11.3. Interpretation . The foregoing provisions are intended to be exempt from or comply with the requirements of Code Section 409A so that none of the severance payments and benefits to be provided hereunder will be subject to the additional tax imposed under Code Section 409A, and any ambiguities herein will be interpreted accordingly. Notwithstanding the foregoing, the Company makes no representations as to the tax compliance or treatment of any benefits payable under this Policy.
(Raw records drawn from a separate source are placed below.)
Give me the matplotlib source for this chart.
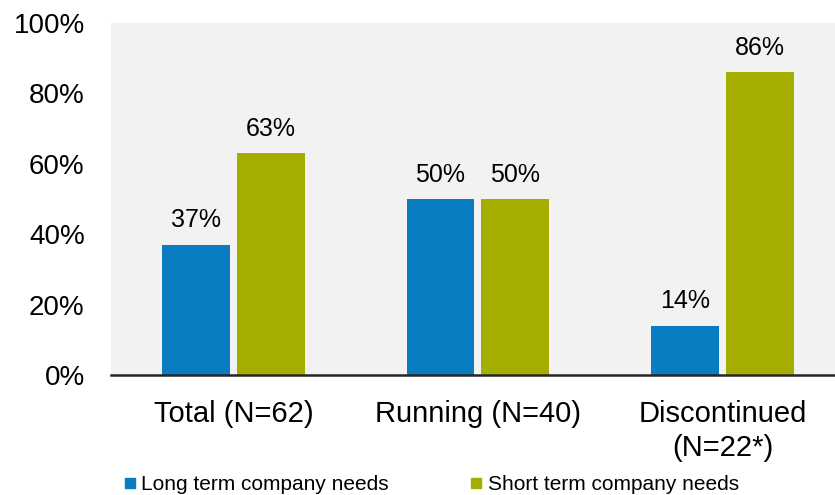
import matplotlib
matplotlib.use("Agg")
import matplotlib.pyplot as plt
from matplotlib.lines import Line2D
import numpy as np

plt.rcParams['font.family'] = ['Liberation Sans', 'DejaVu Sans']

# ---------- Data ----------
groups = ["Total (N=62)", "Running (N=40)", "Discontinued\n(N=22*)"]
long_term = [37, 50, 14]
short_term = [63, 50, 86]
series_names = ["Long term company needs", "Short term company needs"]
yticks = [0, 20, 40, 60, 80, 100]

blue = "#0A7CC1"
green = "#A4AE00"

# ---------- Figure ----------
fig = plt.figure(figsize=(8.35, 4.95), dpi=100)
ax = fig.add_axes([0.133, 0.2424, 0.867, 0.7111])
ax.set_facecolor("#F2F2F2")

x = np.arange(len(groups))
w = 0.278
off = 0.153

b1 = ax.bar(x - off, long_term, w, color=blue)
b2 = ax.bar(x + off, short_term, w, color=green)

for bars, vals in [(b1, long_term), (b2, short_term)]:
    for rect, v in zip(bars, vals):
        ax.annotate(f"{v}%", (rect.get_x() + rect.get_width() / 2, v),
                    xytext=(0, 9), textcoords="offset points",
                    ha="center", va="bottom", fontsize=18)

ax.set_xlim(-0.5, 2.46)
ax.set_ylim(0, 100)
ax.set_yticks(yticks)
ax.set_yticklabels([f"{t}%" for t in yticks], fontsize=20)
ax.set_xticks(x)
ax.set_xticklabels(groups, fontsize=21, linespacing=1.25, va="top")
ax.tick_params(axis="y", length=0, pad=19)
ax.tick_params(axis="x", length=0, pad=18)

for s in ["top", "right", "left"]:
    ax.spines[s].set_visible(False)
ax.spines["bottom"].set_linewidth(1.8)
ax.spines["bottom"].set_color("#262626")

# ---------- Legend ----------
handles = [Line2D([], [], marker="s", linestyle="none", markersize=7, color=c)
           for c in (blue, green)]
fig.legend(handles, series_names, loc="lower left", ncol=2, frameon=False,
           fontsize=15, handlelength=0.5, handletextpad=0.3,
           columnspacing=3.95, borderpad=0, borderaxespad=0,
           bbox_to_anchor=(0.149, 0.002))

fig.savefig("out.png", dpi=100)
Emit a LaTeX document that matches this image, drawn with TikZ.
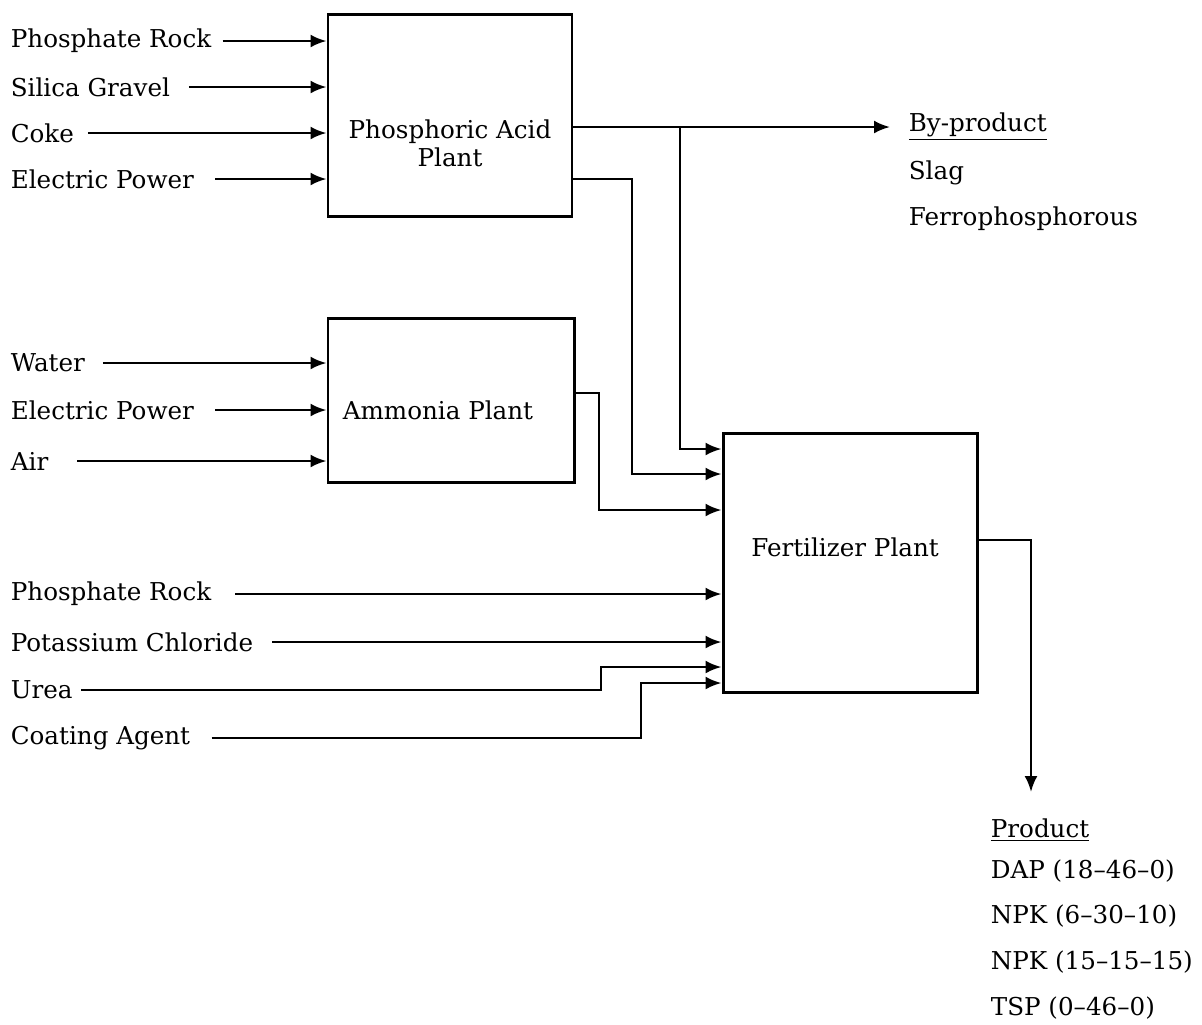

The Company and Executive agree to work together in good faith to consider amendments to this Policy and to take such reasonable actions which are
necessary, appropriate or desirable to avoid imposition of any additional tax or income recognition.
12. MISCELLANEOUS
12.1. Choice of Law . The validity, interpretation, construction and performance of this Policy will be governed by the laws of the State of California (with the exception of its conflict of laws provisions).
12.2. Integration . Except as provided in Section 6.1 of this Policy, this Policy represents the entire agreement and understanding between the parties as to the payment of severance or other benefits if Executives employment with the Company terminates, including in Connection with a Change-in-Control, and supersedes all prior or contemporaneous agreements and the vesting provisions of any Equity Award, with respect to the subject matter of this Policy.
12.3. Severability . In the event that any provision or any portion of any provision hereof becomes or is declared by a court of competent jurisdiction to be illegal, unenforceable, or void, this Policy will continue in full force and effect without said provision or portion of provision. The remainder of this Policy will be interpreted so as best to effect the intent of the Company and Executive.
12.4. Funding . The Company will not be required to fund or otherwise segregate assets to be used for the payment of any benefits under the Policy. The Company will make such payments only out of its general corporate funds, and therefore its obligation to make such payments will be subject to any claims of its other creditors.
12.5. Withholding . The Company may withhold all applicable taxes from payments or benefits due under this Policy.